**Raw data**
•••

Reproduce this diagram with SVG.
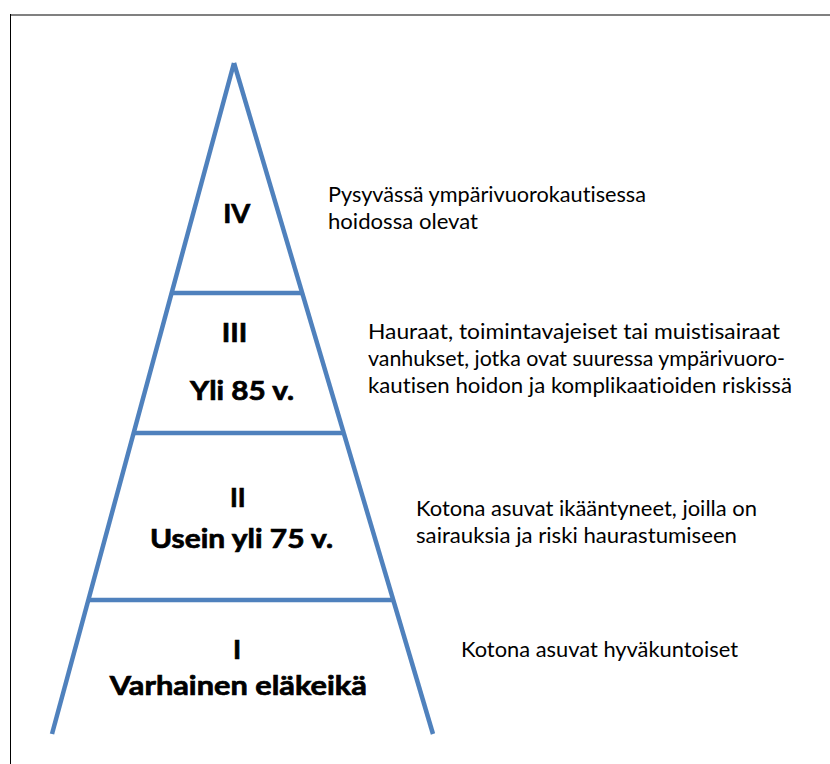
<svg xmlns="http://www.w3.org/2000/svg" width="830" height="764" viewBox="0 0 830 764">
<style>
.leg{stroke:#4f81bd;stroke-width:4.5;fill:none;stroke-linecap:butt}
.lvl{font-family:Lato,"Liberation Sans",sans-serif;font-weight:bold;font-size:27.5px;fill:#000;stroke:#000;stroke-width:0.7;text-anchor:middle;font-variant-ligatures:none}
.desc{font-family:Lato,"Liberation Sans",sans-serif;font-size:21.5px;fill:#000;font-variant-ligatures:none}
</style>
<rect width="830" height="764" fill="#fff"/>
<line x1="10" y1="15" x2="830" y2="15" stroke="#808080" stroke-width="2"/>
<line x1="10.5" y1="14" x2="10.5" y2="764" stroke="#000" stroke-width="1"/>
<g id="connectors">
<line class="leg" x1="234" y1="63" x2="52" y2="734"/>
<line class="leg" x1="234" y1="63" x2="433" y2="734"/>
<line class="leg" x1="171" y1="293" x2="303" y2="293"/>
<line class="leg" x1="133" y1="433" x2="345" y2="433"/>
<line class="leg" x1="88" y1="600" x2="394" y2="600"/>
</g>
<g id="level4">
<text class="lvl" x="236.7" y="223" textLength="27" lengthAdjust="spacingAndGlyphs">IV</text>
<text class="desc" x="328" y="202" textLength="318" lengthAdjust="spacingAndGlyphs">Pysyvässä ympärivuorokautisessa</text>
<text class="desc" x="328" y="229" textLength="150" lengthAdjust="spacingAndGlyphs">hoidossa olevat</text>
</g>
<g id="level3">
<text class="lvl" x="234.5" y="342" textLength="25.6" lengthAdjust="spacingAndGlyphs">III</text>
<text class="lvl" x="242" y="400" textLength="104" lengthAdjust="spacingAndGlyphs">Yli 85 v.</text>
<text class="desc" x="368" y="339" textLength="412" lengthAdjust="spacingAndGlyphs">Hauraat, toimintavajeiset tai muistisairaat</text>
<text class="desc" x="368" y="366" textLength="417" lengthAdjust="spacingAndGlyphs">vanhukset, jotka ovat suuressa ympärivuoro-</text>
<text class="desc" x="368" y="393" textLength="424" lengthAdjust="spacingAndGlyphs">kautisen hoidon ja komplikaatioiden riskissä</text>
</g>
<g id="level2">
<text class="lvl" x="237.8" y="507" textLength="15.7" lengthAdjust="spacingAndGlyphs">II</text>
<text class="lvl" x="241.5" y="548" textLength="183" lengthAdjust="spacingAndGlyphs">Usein yli 75 v.</text>
<text class="desc" x="416" y="516" textLength="341" lengthAdjust="spacingAndGlyphs">Kotona asuvat ikääntyneet, joilla on</text>
<text class="desc" x="416" y="543" textLength="321" lengthAdjust="spacingAndGlyphs">sairauksia ja riski haurastumiseen</text>
</g>
<g id="level1">
<text class="lvl" x="237" y="659">I</text>
<text class="lvl" x="238.3" y="695" textLength="257" lengthAdjust="spacingAndGlyphs">Varhainen eläkeikä</text>
<text class="desc" x="461" y="657" textLength="277" lengthAdjust="spacingAndGlyphs">Kotona asuvat hyväkuntoiset</text>
</g>
</svg>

•••

**Description of the task**
Copy all the lines of data exactly as they appear, dropping any images.

**Result for this exercise**
Reproduce this diagram with SVG.
<svg xmlns="http://www.w3.org/2000/svg" width="830" height="764" viewBox="0 0 830 764">
<style>
.leg{stroke:#4f81bd;stroke-width:4.5;fill:none;stroke-linecap:butt}
.lvl{font-family:Lato,"Liberation Sans",sans-serif;font-weight:bold;font-size:27.5px;fill:#000;stroke:#000;stroke-width:0.7;text-anchor:middle;font-variant-ligatures:none}
.desc{font-family:Lato,"Liberation Sans",sans-serif;font-size:21.5px;fill:#000;font-variant-ligatures:none}
</style>
<rect width="830" height="764" fill="#fff"/>
<line x1="10" y1="15" x2="830" y2="15" stroke="#808080" stroke-width="2"/>
<line x1="10.5" y1="14" x2="10.5" y2="764" stroke="#000" stroke-width="1"/>
<g id="connectors">
<line class="leg" x1="234" y1="63" x2="52" y2="734"/>
<line class="leg" x1="234" y1="63" x2="433" y2="734"/>
<line class="leg" x1="171" y1="293" x2="303" y2="293"/>
<line class="leg" x1="133" y1="433" x2="345" y2="433"/>
<line class="leg" x1="88" y1="600" x2="394" y2="600"/>
</g>
<g id="level4">
<text class="lvl" x="236.7" y="223" textLength="27" lengthAdjust="spacingAndGlyphs">IV</text>
<text class="desc" x="328" y="202" textLength="318" lengthAdjust="spacingAndGlyphs">Pysyvässä ympärivuorokautisessa</text>
<text class="desc" x="328" y="229" textLength="150" lengthAdjust="spacingAndGlyphs">hoidossa olevat</text>
</g>
<g id="level3">
<text class="lvl" x="234.5" y="342" textLength="25.6" lengthAdjust="spacingAndGlyphs">III</text>
<text class="lvl" x="242" y="400" textLength="104" lengthAdjust="spacingAndGlyphs">Yli 85 v.</text>
<text class="desc" x="368" y="339" textLength="412" lengthAdjust="spacingAndGlyphs">Hauraat, toimintavajeiset tai muistisairaat</text>
<text class="desc" x="368" y="366" textLength="417" lengthAdjust="spacingAndGlyphs">vanhukset, jotka ovat suuressa ympärivuoro-</text>
<text class="desc" x="368" y="393" textLength="424" lengthAdjust="spacingAndGlyphs">kautisen hoidon ja komplikaatioiden riskissä</text>
</g>
<g id="level2">
<text class="lvl" x="237.8" y="507" textLength="15.7" lengthAdjust="spacingAndGlyphs">II</text>
<text class="lvl" x="241.5" y="548" textLength="183" lengthAdjust="spacingAndGlyphs">Usein yli 75 v.</text>
<text class="desc" x="416" y="516" textLength="341" lengthAdjust="spacingAndGlyphs">Kotona asuvat ikääntyneet, joilla on</text>
<text class="desc" x="416" y="543" textLength="321" lengthAdjust="spacingAndGlyphs">sairauksia ja riski haurastumiseen</text>
</g>
<g id="level1">
<text class="lvl" x="237" y="659">I</text>
<text class="lvl" x="238.3" y="695" textLength="257" lengthAdjust="spacingAndGlyphs">Varhainen eläkeikä</text>
<text class="desc" x="461" y="657" textLength="277" lengthAdjust="spacingAndGlyphs">Kotona asuvat hyväkuntoiset</text>
</g>
</svg>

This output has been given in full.